The complaint (PDF) was filed by Benji Nelson in the U.S. District Court for the Northern District of Texas on October 30, indicating that the widely used heart surgery device increased the risk for complications and infections, which may develop weeks to years later.
Nelson brings the claim on behalf of herself and the estate of her late husband, Terry Nelson, who allegedly was expected to a contaminated 3T Heater-Cooler during a heart transplant in May 2016. The device was used to regulate the temperature of his blood during the procedure, but during the weeks after the surgery he required treatment for crypto pneumonia, recurrent crypto meningitis, nocardia pneumonia and atypiccal mycobacterial infection in the lung.
In September 2016. Terry Nelson was hospitalized and diagnosed with a nontuberculous mycobacteria (NTM) infection. After experiencing acute respiratory failure and other health issues, Nelson was hospitalized again in January 2017 and ultimately died on February 27, 2017, after suffering multi-organ.
Sorin 3T Heater-Coolers are often used during heart bypass surgery, valve replacement surgery and other cardiac procedures. However, in recent years it has been discovered that certain devices manufactured prior to September 2014 were be contaminated with a slow growing bacteria, which may be enter the sterile operating room through vapors released by the devices.
For individuals with compromised immune systems and an open chest cavity during heart surgery, this has resulted in reports of Mycobacterium chimaera or Mycobacterium abscessus infections that surface long after the procedure, all of which are forms of NTM infections like the one that killed Nelson.

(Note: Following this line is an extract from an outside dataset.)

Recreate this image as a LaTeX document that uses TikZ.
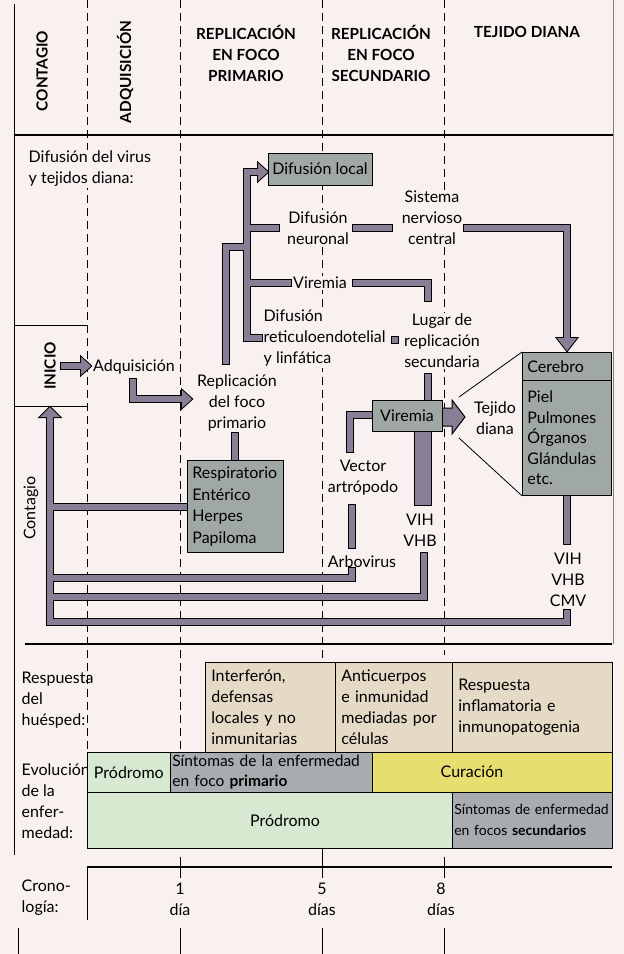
\documentclass[tikz,border=0pt]{standalone}
\usepackage{fontspec}
\setmainfont{Lato}
\definecolor{paper}{RGB}{248,241,240}
\definecolor{pipe}{RGB}{136,126,150}
\definecolor{boxgray}{RGB}{160,168,166}
\definecolor{beige}{RGB}{229,218,198}
\definecolor{sage}{RGB}{216,233,210}
\definecolor{straw}{RGB}{231,222,112}
\definecolor{slate}{RGB}{168,172,174}
% a thick outlined conduit: black edge first, coloured core on top
\newcommand\conduit[1]{%
  \draw[pipeedge] #1;
  \draw[pipebody] #1;}
% the same, ending in one or more triangular heads
\newcommand\conduitarrow[2]{%
  \draw[pipeedge] #1;
  \filldraw[black, line width=2pt, line join=miter] #2;
  \draw[pipebody] #1;
  \fill[pipe] #2;}
\begin{document}
\begin{tikzpicture}[x=1pt, y=-1pt,
  pipeedge/.style={draw=black, line width=8.6pt, line cap=rect, line join=miter},
  pipebody/.style={draw=pipe, line width=6.6pt, line cap=rect, line join=miter},
  guide/.style={line width=0.9pt, dash pattern=on 8pt off 5pt},
  lbl/.style={font=\fontsize{16}{21}\selectfont, inner sep=1.5pt, fill=paper, align=center},
  hdr/.style={font=\fontsize{15.3}{21}\selectfont\bfseries, inner sep=1pt, align=center},
  graybox/.style={draw=black, line width=0.8pt, fill=boxgray, inner sep=0pt,
    font=\fontsize{16}{21.5}\selectfont},
  band/.style={draw=black, line width=0.7pt, anchor=north west, inner sep=0pt,
    font=\fontsize{16}{21}\selectfont, align=left},
]
\fill[paper] (0,0) rectangle (624,954);
\useasboundingbox (0,0) rectangle (624,954);

% frame, header rule and column guides
\draw[line width=1pt] (14,4) -- (14,855);
\draw[gray, line width=1pt] (613,0) -- (613,644);
\draw[line width=2pt] (14,135) -- (613,135);
\draw[guide] (87,0) -- (87,752);
\draw[guide] (180,0) -- (180,752);
\draw[guide] (322,0) -- (322,662);
\draw[guide] (444,0) -- (444,655);
\draw[line width=0.8pt] (14,325) -- (87,325) (14,406) -- (87,406);
\draw[line width=1.8pt] (25,644) -- (612,644);

% column headings
\node[hdr, rotate=90] (hCont) at (42,71) {CONTAGIO};
\node[hdr, rotate=90] (hAdq) at (125,72) {ADQUISICIÓN};
\node[hdr] (hPrim) at (246,53) {REPLICACIÓN\\EN FOCO\\PRIMARIO};
\node[hdr] (hSec) at (381,53) {REPLICACIÓN\\EN FOCO\\SECUNDARIO};
\node[hdr] (hTej) at (527,32) {TEJIDO DIANA};

% labels of the spread scheme
\node[lbl, align=left, anchor=west] (spread) at (27,169) {Difusión del virus\\y tejidos diana:};
\node[hdr, rotate=90] (inicio) at (50,366) {INICIO};
\node[lbl] (adq) at (134,367) {Adquisición};
\node[lbl] (repPrim) at (237,403) {Replicación\\del foco\\primario};
\node[lbl, rotate=90] (contag) at (31,508) {Contagio};
\node[lbl] (neur) at (318,228) {Difusión\\neuronal};
\node[lbl] (snc) at (432,218) {Sistema\\nervioso\\central};
\node[lbl] (vir1) at (320,283) {Viremia};
\node[lbl, align=left, anchor=west] (ret) at (262,338) {Difusión\\reticuloendotelial\\y linfática};
\node[lbl] (lugar) at (442,341) {Lugar de\\replicación\\secundaria};
\node[lbl] (tejido) at (495,418) {Tejido\\diana};
\node[lbl] (vector) at (363,478) {Vector\\artrópodo};
\node[lbl] (arbo) at (362,562) {Arbovirus};
\node[lbl] (vih1) at (420,530) {VIH\\VHB};
\node[lbl] (vih2) at (568,580) {VIH\\VHB\\CMV};

% conduits of the primary focus
\conduitarrow{(226,361) -- (226,247) -- (247,247)
  (247,338) -- (247,172) -- (256,172)
  (247,228) -- (276,228)
  (247,283) -- (288,283)
  (247,338) -- (259,338)}
  {(258,163) -- (268,172) -- (258,181) -- cycle}
\conduit{(356,228) -- (389,228)}
\conduitarrow{(467,228) -- (567,228) -- (567,336)}
  {(557,338) -- (577,338) -- (567,351) -- cycle}
\conduit{(356,283) -- (428,283) -- (428,298)}
\filldraw[fill=pipe, draw=black, line width=1pt] (391,336) rectangle (398,343);
\conduit{(428,377) -- (428,404)}
\filldraw[fill=pipe, draw=black, line width=1pt] (414,428) rectangle (431,505);
\conduit{(374,415) -- (350,415) -- (350,449)}
\conduit{(352,508) -- (352,545)}
\conduit{(567,497) -- (567,541)}
\conduit{(235,436) -- (235,458)}

% entry and transmission conduits
\conduitarrow{(64,366) -- (80,366)}{(81,357) -- (91,366) -- (81,375) -- cycle}
\conduitarrow{(133,382) -- (133,399) -- (180,399)}{(182,390) -- (192,399) -- (182,408) -- cycle}
\conduitarrow{(50,622) -- (50,417)
  (50,507) -- (187,507)
  (50,578) -- (352,578) -- (352,571)
  (50,597) -- (424,597) -- (424,556)
  (50,622) -- (567,622) -- (567,613)}
  {(40,417) -- (50,407) -- (60,417) -- cycle}

% secondary viremia arrow towards the target tissue
\filldraw[fill=pipe, draw=black, line width=1pt, line join=miter]
  (436,408) -- (452,408) -- (452,400) -- (465,417) -- (452,434) -- (452,426) -- (436,426) -- cycle;

% grey boxes
\node[graybox, minimum width=104pt, minimum height=32pt] (local) at (320,169) {Difusión local};
\node[graybox, anchor=north west, minimum width=96pt, minimum height=92pt, text width=86pt, align=left]
  (resp) at (187,460) {Respiratorio\\Entérico\\Herpes\\Papiloma};
\node[graybox, minimum width=70pt, minimum height=31pt] (vir2) at (407,416) {Viremia};
\node[graybox, anchor=north west, minimum width=89pt, minimum height=28pt, text width=79pt, align=left]
  (cereb) at (522,352) {Cerebro};
\node[graybox, anchor=north west, minimum width=89pt, minimum height=115pt, text width=79pt, align=left,
  font=\fontsize{16}{20.5}\selectfont]
  (organs) at (522,380) {Piel\\Pulmones\\Órganos\\Glándulas\\etc.};
\draw[line width=0.8pt] (459,397) -- (cereb.north west) (459,438) -- (organs.south west);

% host response and disease course
\node[lbl, fill=none, align=left, anchor=west] (host) at (20,700) {Respuesta\\del\\huésped:};
\node[band, fill=beige, minimum width=130pt, minimum height=90pt, text width=118pt, inner xsep=6pt]
  (ifn) at (205,662) {Interferón,\\defensas\\locales y no\\inmunitarias};
\node[band, fill=beige, minimum width=117pt, minimum height=90pt, text width=105pt, inner xsep=6pt]
  (ab) at (335,662) {Anticuerpos\\e inmunidad\\mediadas por\\células};
\node[band, fill=beige, minimum width=160pt, minimum height=90pt, text width=148pt, inner xsep=6pt]
  (infl) at (452,662) {Respuesta\\inflamatoria e\\inmunopatogenia};

\node[lbl, fill=none, align=left, anchor=west] (evo) at (20,801) {Evolución\\de la\\enfer-\\medad:};
\node[band, fill=sage, minimum width=83pt, minimum height=40pt] (prod1) at (87,752) {};
\node[lbl, fill=none] at (prod1.center) {Pródromo};
\node[band, fill=slate, minimum width=202pt, minimum height=40pt, text width=198pt, inner xsep=2pt,
  font=\fontsize{15.5}{20}\selectfont]
  (symp1) at (170,752) {Síntomas de la enfermedad\\en foco \textbf{primario}};
\node[band, fill=straw, minimum width=240pt, minimum height=40pt] (cur) at (372,752) {};
\node[lbl, fill=none] (curt) at (472,772) {Curación};
\node[band, fill=sage, minimum width=365pt, minimum height=56pt] (prod2) at (87,792) {};
\node[lbl, fill=none] (prodt) at (285,821) {Pródromo};
\node[band, fill=slate, minimum width=160pt, minimum height=56pt, text width=156pt, inner xsep=2pt,
  font=\fontsize{14}{21}\selectfont] (symp2) at (452,792)
  {Síntomas de enfermedad\\en focos \textbf{secundarios}};

% time line
\draw[line width=1.8pt] (87,867) -- (612,867);
\draw[line width=1pt] (180,857) -- (180,878) (322,848) -- (322,878) (444,857) -- (444,878);
\draw[line width=0.8pt] (87,867) -- (87,920);
\draw[line width=1pt] (18,928) -- (18,954) (180,928) -- (180,954) (322,928) -- (322,954) (444,928) -- (444,954);
\node[lbl, fill=none, align=left, anchor=west] (crono) at (20,898) {Crono-\\logía:};
\node[lbl, fill=none] (d1) at (180,899) {1\\día};
\node[lbl, fill=none] (d5) at (322,899) {5\\días};
\node[lbl, fill=none] (d8) at (441,899) {8\\días};
\end{tikzpicture}
\end{document}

The FDA first warned about the heater-cooler infection risk following coronary bypass or other heart procedures in October 2015, indicating that a large number of adverse event reports had been received in connection with the device.

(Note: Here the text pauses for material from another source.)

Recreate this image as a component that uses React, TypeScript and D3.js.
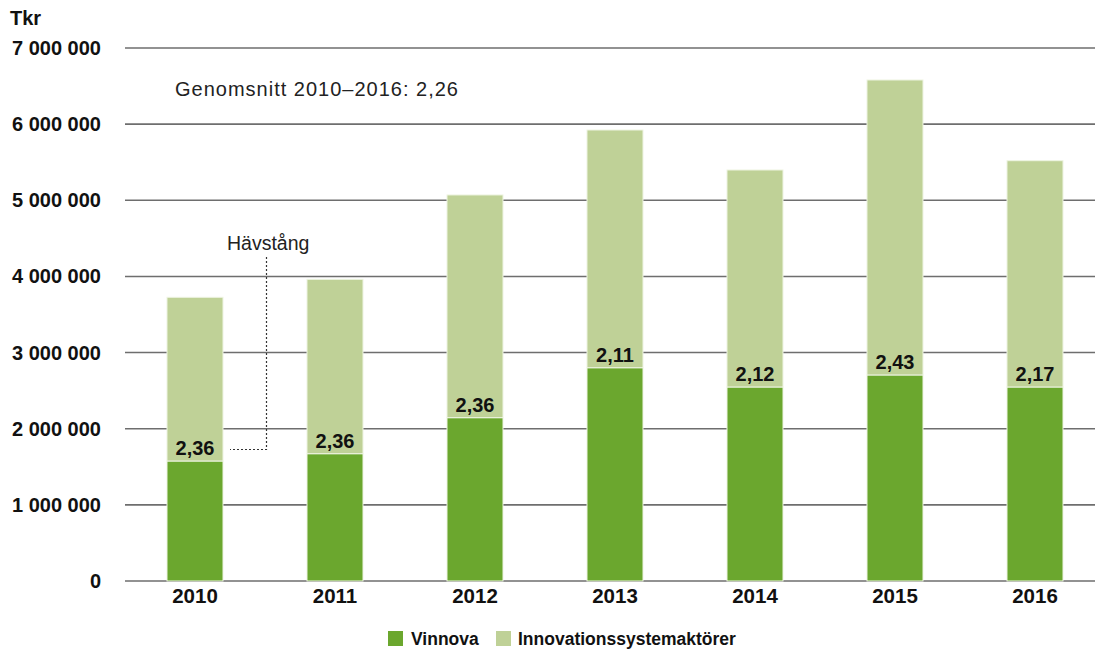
import React from "react";
import * as d3 from "d3";

const years = ["2010", "2011", "2012", "2013", "2014", "2015", "2016"];
const vinnova = [1576000, 1672000, 2145000, 2801000, 2548000, 2706000, 2548000];
const aktorer = [2150000, 2290000, 2925000, 3122000, 2850000, 3874000, 2972000];
const ratioLabels = ["2,36", "2,36", "2,36", "2,11", "2,12", "2,43", "2,17"];
const yTicks = [0, 1000000, 2000000, 3000000, 4000000, 5000000, 6000000, 7000000];
const seriesNames = ["Vinnova", "Innovationssystemaktörer"];
const colors = ["#6ba72e", "#bfd197"];

const W = 1095;
const H = 650;
const FONT = "'Liberation Sans', Arial, sans-serif";

export default function App() {
  const x = d3
    .scaleBand<string>()
    .domain(years)
    .range([125, 1105])
    .paddingInner(0.6)
    .paddingOuter(0.3);
  const y = d3.scaleLinear().domain([0, 7000000]).range([581, 48]);
  const fmt = (v: number) => d3.format(",")(v).replace(/,/g, " ");

  const data = years.map((yr, i) => ({ yr, v: vinnova[i], a: aktorer[i], r: ratioLabels[i] }));
  const stack = d3.stack<any>().keys(["v", "a"])(data as any);

  return (
    <svg
      width={W}
      height={H}
      style={{ position: "absolute", left: 0, top: 0, display: "block", background: "#fff" }}
      fontFamily={FONT}
    >
      <text x={10} y={25} fontSize={20} fontWeight="bold" fill="#111">Tkr</text>
      {yTicks.map((t) => (
        <g key={t}>
          <line x1={125} x2={1095} y1={y(t)} y2={y(t)} stroke="#6e6e6e" strokeWidth={1.6} />
          <text x={101} y={y(t) + 7} textAnchor="end" fontSize={20} fontWeight="bold" fill="#111">
            {fmt(t)}
          </text>
        </g>
      ))}
      {stack.map((layer, li) =>
        layer.map((d: any, i: number) => (
          <rect
            key={li + "-" + i}
            x={x(years[i])}
            width={x.bandwidth()}
            y={y(d[1])}
            height={y(d[0]) - y(d[1])}
            fill={colors[li]}
            stroke="#eef4e2"
            strokeWidth={1}
          />
        ))
      )}
      {data.map((d) => (
        <text
          key={d.yr}
          x={(x(d.yr) as number) + x.bandwidth() / 2}
          y={y(d.v) - 6}
          textAnchor="middle"
          fontSize={20}
          fontWeight="bold"
          fill="#111"
        >
          {d.r}
        </text>
      ))}
      {years.map((yr) => (
        <text
          key={yr}
          x={(x(yr) as number) + x.bandwidth() / 2}
          y={603}
          textAnchor="middle"
          fontSize={20.5}
          fontWeight="bold"
          fill="#111"
        >
          {yr}
        </text>
      ))}
      <text x={175} y={96} fontSize={20} letterSpacing={1.0} fill="#222">
        Genomsnitt 2010–2016: 2,26
      </text>
      <text x={227} y={250} fontSize={19.5} fill="#222">
        Hävstång
      </text>
      <path
        d={`M266.5,257 L266.5,449.5 L230,449.5`}
        fill="none"
        stroke="#333"
        strokeWidth={1.2}
        strokeDasharray="2,2"
      />
      <rect x={388} y={631} width={15} height={15} fill={colors[0]} />
      <text x={411} y={645} fontSize={17.5} fontWeight="bold" fill="#111">{seriesNames[0]}</text>
      <rect x={496} y={631} width={15} height={15} fill={colors[1]} />
      <text x={518} y={645} fontSize={17.5} fontWeight="bold" fill="#111">{seriesNames[1]}</text>
    </svg>
  );
}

In June 2016, a panel of experts were convened to evaluated the problems, indicating that at least 34 reports involving bacterial infections following heart surgery involving heater-cooler systems had been received between January 2010 and August 2015.
“Defendants knew prior to 2015, and continue to know, that its disclosures to the FDA, the public, and Plaintiff were, and are, incomplete and misleading and that the Sorin 3T System was and is causing numerous patients severe injuries and complications, which violates Federal and State requirements,” Nelson’s lawsuit states. “Defendants suppressed this information and failed to accurately and completely disseminate or share this and other critical information with the FDA, the medical community, health care providers, and patients.”
Late last year, the federal regulators issued a safety communication, warning about the infection problems with 3T Heater-Coolers, indicating that water tanks used by the devices can become contaminated and spread contaminants to other parts of the system, where they can be released into the air of the operating room.
The U.S. Centers for Disease Control and Prevention (CDC) also issued a Health Alert Network advisory over the potential risk of M. Chimaera infections following heart surgery, indicating that about 60% of the 250,000 heart bypass procedures performed each year in the United States involve use of affected 3T Heater-Cooler systems.
Given similar questions of fact and law presented in lawsuits filed nationwide, the dozens of cases filed throughout the federal court system have been centralized as part of a multidistrict litigation (MDL) before U.S. District Judge John E. Jones III in the Middle District of Pennsylvania, to reduce duplicative discovery, avoid conflicting pretrial rulings and serve the convenience of witnesses, parties and the court systems.